The study focused on devout Mormons. Researchers created an environment that triggered participants to “feel the Spirit.” During fMRI scans of 19 young-adult church members, participants were asked to perform four tasks in response to content meant to evoke spiritual feelings.
The hour-long exam included six minutes of rest; six minutes of audiovisual control (a video about their church’s membership statistics); eight minutes of quotations by Mormon and world religious leaders; eight minutes of reading familiar passages from the Book of Mormon; 12 minutes of audio-visual stimuli (church-produced video of family and Biblical scenes and other religious content); and another eight minutes of quotations.
During the initial quotation portion of the exam, participants – each a former full-time missionary – were shown a series of quotes followed by the question “Are you feeling the spirit?” Participants then responded with answers ranging from “not feeling” to “very strongly feeling.”
Researchers then collected the assessments of the feelings of participants, who, almost universally, reported experiencing the kinds of feelings typical of an intense worship service. They described feelings of peace and physical sensations of warmth. Many were in tears by the end of the scan, researchers said. In one experiment, participants pushed a button when they felt a peak spiritual feeling while watching church-produced stimuli.

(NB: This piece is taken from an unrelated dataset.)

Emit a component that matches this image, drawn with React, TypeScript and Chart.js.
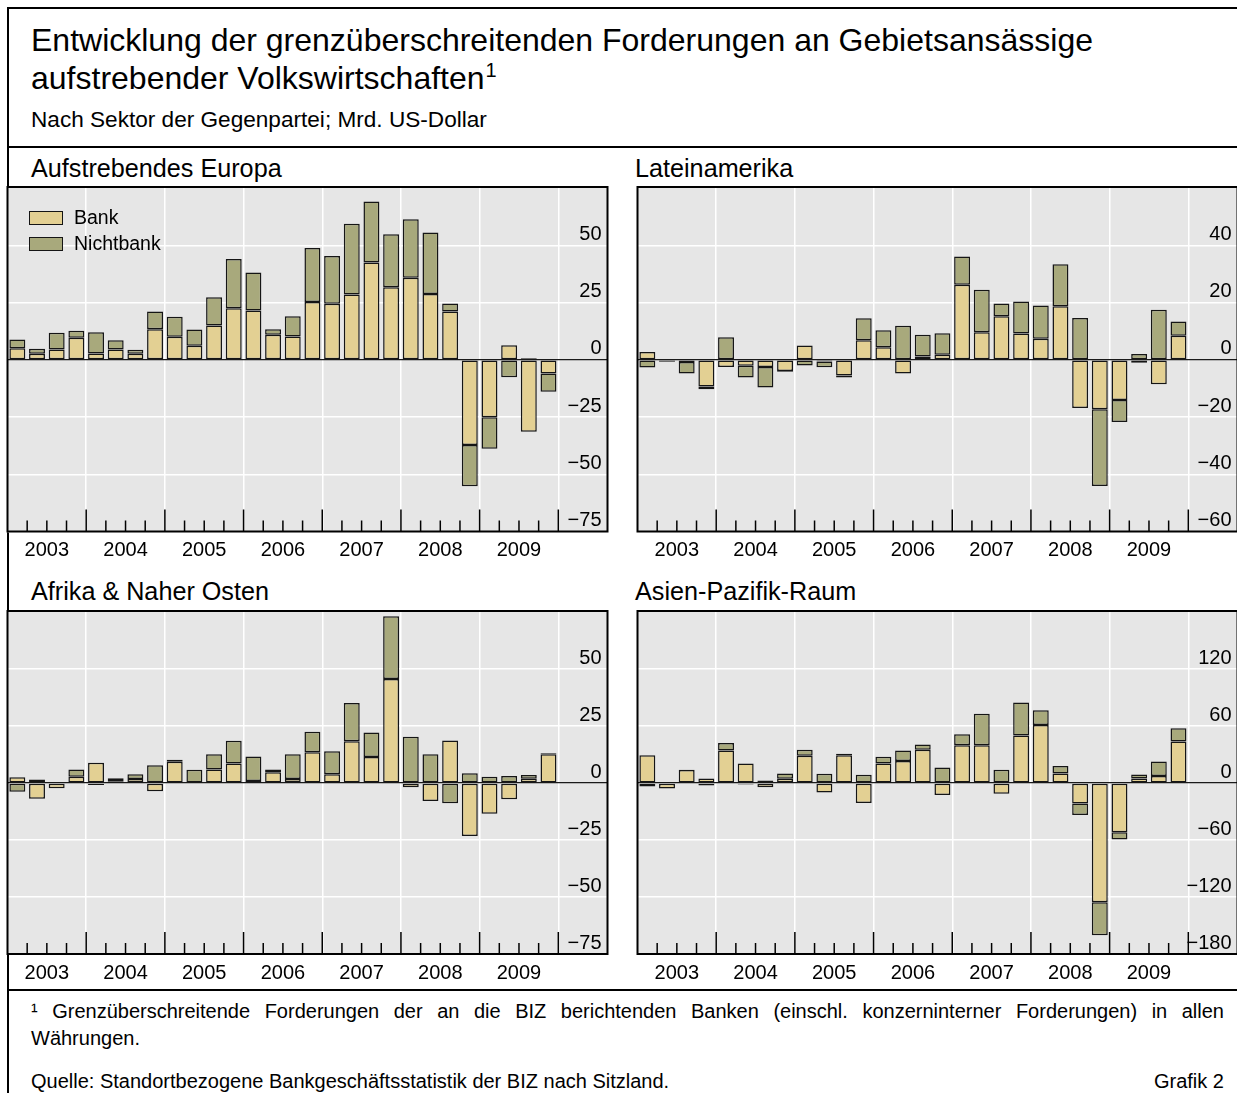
import React, { useEffect, useRef } from 'react';
import { Chart, registerables } from 'chart.js';

Chart.register(...registerables);

// ---------- data ----------
const YEARS = ['2003', '2004', '2005', '2006', '2007', '2008', '2009'];
const QUARTERS = 28; // 2003 Q1 .. 2009 Q4
const X_MAX = 30.5; // extra room on the right for the value labels

const europeBank = [5.1, 2.6, 4.5, 9.6, 2.8, 4.5, 2.6, 13.4, 10.1, 6.1, 15.0, 22.5, 21.5, 10.9, 10.2, 25.3, 24.5, 28.5, 42.5, 31.7, 35.9, 28.8, 21.1, -37.2, -25.1, 6.4, -31.4, -6.0];
const europeNonBank = [3.8, 2.2, 7.3, 3.1, 9.2, 4.0, 1.8, 7.7, 8.7, 7.2, 12.3, 21.6, 16.6, 2.5, 8.8, 23.6, 20.9, 30.9, 26.7, 23.2, 25.5, 26.8, 3.5, -18.0, -13.7, -7.6, 0.7, -7.9];

const latamBank = [2.7, -0.2, -0.8, -9.3, -2.5, -2.1, -2.5, -3.9, 5.0, -0.6, -5.5, 6.8, 4.4, -4.8, 1.2, 1.8, 26.2, 9.6, 15.2, 9.2, 7.4, 18.7, -16.8, -17.3, -14.0, -1.0, -8.5, 8.4];
const latamNonBank = [-2.7, -0.5, -4.0, -1.0, 7.9, -4.1, -7.2, -0.3, -2.0, -2.0, -0.7, 7.7, 5.9, 11.9, 7.6, 7.5, 9.9, 14.9, 4.5, 11.2, 11.6, 14.7, 14.6, -26.8, -7.7, 2.0, 17.5, 5.0];

const africaBank = [2.5, -6.9, -2.3, 2.8, 8.9, 0.8, 1.8, -3.6, 9.3, 0.3, 6.0, 8.6, 0.9, 4.7, 1.8, 13.5, 3.9, 18.4, 11.4, 45.7, -1.8, -7.9, 18.7, -23.2, -13.5, -7.1, 1.9, 12.7];
const africaNonBank = [-3.8, 1.6, 0.3, 3.2, -0.9, 1.3, 2.1, 7.8, 0.9, 5.5, 6.7, 10.0, 10.8, 1.3, 10.9, 9.0, 10.1, 16.7, 10.8, 27.5, 20.3, 12.6, -8.9, 4.3, 2.8, 3.1, 1.6, 0.4];

const asiaBank = [29.2, -5.6, 13.7, 4.9, 34.4, 20.7, -4.5, 4.6, 28.7, -9.8, 29.2, -21.1, 20.7, 23.2, 35.1, -12.6, 39.7, 39.7, -11.2, 50.2, 61.1, 10.2, -21.4, -125.6, -51.9, 4.9, 7.4, 43.9];
const asiaNonBank = [-3.5, 0.8, 0.3, -2.5, 7.7, -1.4, 2.8, 5.6, 6.4, 9.8, 1.6, 8.8, 7.0, 11.2, 5.6, 16.5, 11.6, 33.2, 14.0, 34.7, 15.7, 7.7, -12.3, -34.7, -7.4, 4.2, 15.4, 13.7];

const STEP_EUROPE = 25;
const STEP_LATAM = 20;
const STEP_AFRICA = 25;
const STEP_ASIA = 60;
const Y_TICK_STEPS = [-3, -2, -1, 0, 1, 2];

// ---------- styles ----------
const BANK_COLOR = '#e3d093';
const NONBANK_COLOR = '#a8a97c';
const BAR_BORDER = '#151515';
const PANEL_BG = '#e6e6e6';
const FONT = '"Liberation Sans", Arial, Helvetica, sans-serif';

const panelPlugin = {
  id: 'panelDeco',
  beforeDraw(chart: any) {
    const { ctx, chartArea: a } = chart;
    ctx.save();
    ctx.fillStyle = PANEL_BG;
    ctx.fillRect(a.left, a.top, a.right - a.left, a.bottom - a.top);
    ctx.restore();
  },
  afterDraw(chart: any) {
    const { ctx, chartArea: a } = chart;
    const xs = chart.scales.x;
    ctx.save();
    ctx.strokeStyle = '#000';
    ctx.lineWidth = 1.5;
    for (let k = 1; k <= QUARTERS; k++) {
      const px = xs.getPixelForValue(k);
      const len = k % 4 === 0 ? 22 : 11;
      ctx.beginPath();
      ctx.moveTo(px, a.bottom);
      ctx.lineTo(px, a.bottom - len);
      ctx.stroke();
    }
    ctx.lineWidth = 2;
    ctx.strokeRect(a.left, a.top, a.right - a.left, a.bottom - a.top);
    ctx.restore();
  },
};

function fmt(v: number) {
  return v < 0 ? '\u2212' + Math.abs(v) : String(v);
}

function PanelChart(props: { bank: number[]; nonBank: number[]; step: number; left: number; top: number; padBottom: number }) {
  const { bank, nonBank, step, left, top, padBottom } = props;
  const ref = useRef<HTMLCanvasElement | null>(null);
  useEffect(() => {
    const chart = new Chart(ref.current as HTMLCanvasElement, {
      type: 'bar',
      data: {
        datasets: [
          {
            label: 'Bank',
            data: bank.map((v, i) => ({ x: i + 0.5, y: v })),
            backgroundColor: BANK_COLOR,
            borderColor: BAR_BORDER,
            borderWidth: 1.5,
            borderSkipped: false,
          },
          {
            label: 'Nichtbank',
            data: nonBank.map((v, i) => ({ x: i + 0.5, y: v })),
            backgroundColor: NONBANK_COLOR,
            borderColor: BAR_BORDER,
            borderWidth: 1.5,
            borderSkipped: false,
          },
        ],
      } as any,
      options: {
        animation: false,
        responsive: false,
        maintainAspectRatio: false,
        layout: { padding: { left: 2.5, right: 2.5, top: 3, bottom: padBottom }, autoPadding: false },
        plugins: { legend: { display: false }, tooltip: { enabled: false } },
        datasets: { bar: { categoryPercentage: 1, barPercentage: 0.81 } },
        scales: {
          x: {
            type: 'linear',
            min: 0,
            max: X_MAX,
            stacked: true,
            offset: false,
            afterBuildTicks: (s: any) => {
              s.ticks = Array.from({ length: QUARTERS + 1 }, (_, k) => ({ value: k }));
            },
            afterFit: (s: any) => {
              s.height = 36;
              s.paddingLeft = 0;
              s.paddingRight = 0;
            },
            grid: {
              offset: false,
              drawTicks: false,
              lineWidth: 1.5,
              color: (c: any) => (c.tick && c.tick.value % 4 === 0 && c.tick.value > 0 ? '#ffffff' : 'rgba(0,0,0,0)'),
            },
            border: { display: false },
            ticks: {
              autoSkip: false,
              maxRotation: 0,
              padding: 7,
              color: '#000',
              font: { family: FONT, size: 20 },
              callback: (v: any) => (v % 4 === 2 && v < QUARTERS ? YEARS[(v - 2) / 4] : ''),
            },
          },
          y: {
            type: 'linear',
            position: 'right',
            min: -3 * step,
            max: 3.02 * step,
            stacked: true,
            afterBuildTicks: (s: any) => {
              s.ticks = Y_TICK_STEPS.map((k) => ({ value: k * step }));
            },
            afterFit: (s: any) => {
              s.width = 0;
              s.paddingTop = 0;
              s.paddingBottom = 0;
            },
            grid: {
              drawTicks: false,
              lineWidth: (c: any) => (c.tick && c.tick.value === 0 ? 1.3 : 1.5),
              color: (c: any) => (c.tick && c.tick.value === 0 ? '#1a1a1a' : '#ffffff'),
            },
            border: { display: false },
            ticks: {
              mirror: true,
              padding: -6,
              labelOffset: -11,
              color: '#000',
              font: { family: FONT, size: 20 },
              callback: (v: any) => fmt(v),
            },
          },
        },
      } as any,
      plugins: [panelPlugin],
    });
    return () => chart.destroy();
  }, []);
  return (
    <canvas
      ref={ref}
      width={605}
      height={384}
      style={{ position: 'absolute', left, top, width: 605, height: 384 }}
    />
  );
}

function T(props: { x: number; base: number; size: number; children: any; style?: any }) {
  const { x, base, size, children, style } = props;
  return (
    <div
      style={{
        position: 'absolute',
        left: x,
        top: base - 0.8465 * size,
        fontSize: size,
        lineHeight: size + 'px',
        whiteSpace: 'nowrap',
        ...style,
      }}
    >
      {children}
    </div>
  );
}

function Line(props: { x: number; y: number; w: number; h: number }) {
  return <div style={{ position: 'absolute', left: props.x, top: props.y, width: props.w, height: props.h, background: '#000' }} />;
}

export default function App() {
  useEffect(() => {
    document.documentElement.style.overflow = 'hidden';
    document.body.style.overflow = 'hidden';
  }, []);
  const legendBox = (color: string) => ({
    position: 'absolute' as const,
    width: 34,
    height: 14,
    boxSizing: 'border-box' as const,
    border: '1.5px solid ' + BAR_BORDER,
    background: color,
  });
  return (
    <div
      style={{
        position: 'absolute',
        left: 0,
        top: 0,
        width: 1237,
        height: 1093,
        overflow: 'hidden',
        background: '#fff',
        fontFamily: FONT,
        color: '#000',
      }}
    >
      <Line x={7} y={7} w={1240} h={2} />
      <Line x={7} y={7} w={2} h={1100} />
      <Line x={7} y={146} w={1240} h={2} />
      <Line x={7} y={989} w={1240} h={2} />

      <T x={31} base={51} size={32}>Entwicklung der grenzüberschreitenden Forderungen an Gebietsansässige</T>
      <T x={31} base={89} size={32}>
        aufstrebender Volkswirtschaften
        <span style={{ fontSize: 20, position: 'relative', top: -12, marginLeft: 1 }}>1</span>
      </T>
      <T x={31} base={128} size={22.6}>Nach Sektor der Gegenpartei; Mrd. US-Dollar</T>

      <T x={31} base={177} size={25.2}>Aufstrebendes Europa</T>
      <T x={635} base={177} size={25.2}>Lateinamerika</T>
      <T x={31} base={600} size={25.2}>Afrika &amp; Naher Osten</T>
      <T x={635} base={600} size={25.2}>Asien-Pazifik-Raum</T>

      <PanelChart bank={europeBank} nonBank={europeNonBank} step={STEP_EUROPE} left={5} top={184} padBottom={0.5} />
      <PanelChart bank={latamBank} nonBank={latamNonBank} step={STEP_LATAM} left={635} top={184} padBottom={0.5} />
      <PanelChart bank={africaBank} nonBank={africaNonBank} step={STEP_AFRICA} left={5} top={608} padBottom={2} />
      <PanelChart bank={asiaBank} nonBank={asiaNonBank} step={STEP_ASIA} left={635} top={608} padBottom={2} />

      <div style={{ ...legendBox(BANK_COLOR), left: 29, top: 211 }} />
      <div style={{ ...legendBox(NONBANK_COLOR), left: 29, top: 237 }} />
      <T x={74} base={225} size={19.5}>Bank</T>
      <T x={74} base={251} size={19.5}>Nichtbank</T>

      <div
        style={{
          position: 'absolute',
          left: 31,
          top: 1018 - 0.8465 * 20,
          width: 1193,
          fontSize: 20,
          lineHeight: '20px',
          textAlign: 'justify',
          textAlignLast: 'justify' as any,
          whiteSpace: 'nowrap',
        }}
      >
        ¹ Grenzüberschreitende Forderungen der an die BIZ berichtenden Banken (einschl. konzerninterner Forderungen) in allen
      </div>
      <T x={31} base={1045} size={20}>Währungen.</T>
      <T x={31} base={1088} size={20}>Quelle: Standortbezogene Bankgeschäftsstatistik der BIZ nach Sitzland.</T>
      <div
        style={{
          position: 'absolute',
          right: 1237 - 1224,
          top: 1088 - 0.8465 * 20,
          fontSize: 20,
          lineHeight: '20px',
          whiteSpace: 'nowrap',
        }}
      >
        Grafik 2
      </div>
    </div>
  );
}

When study participants were instructed to think about a savior, about being with their families for eternity, about their heavenly rewards, their brains and bodies physically responded, stated lead author Michael Ferguson, who carried out the study as a bioengineering graduate student at the University of Utah.
Based on fMRI scans, the researchers found that powerful spiritual feelings were reproducibly associated with activation in the nucleus accumbens, which is a critical brain region for processing rewards. Peak activity occurred about 1-3 seconds before participants pushed the button and was replicated in each of the four tasks. As participants were experiencing peak feelings, their hearts beat faster and their breathing deepened.
In addition to the brain’s reward circuits, the researchers found that spiritual feelings were associated with the medial prefrontal cortex, which is a complex brain region that is activated by tasks involving valuation, judgment and moral reasoning. Spiritual feelings also activated brain regions associated with focused attention.
Anderson, noted that it is not known whether believers of other religions would respond the same way. Work by others suggests that the brain responds quite differently to meditative and contemplative practices characteristic of some eastern religions, but so far little is known about the neuroscience of western spiritual practices, researchers said.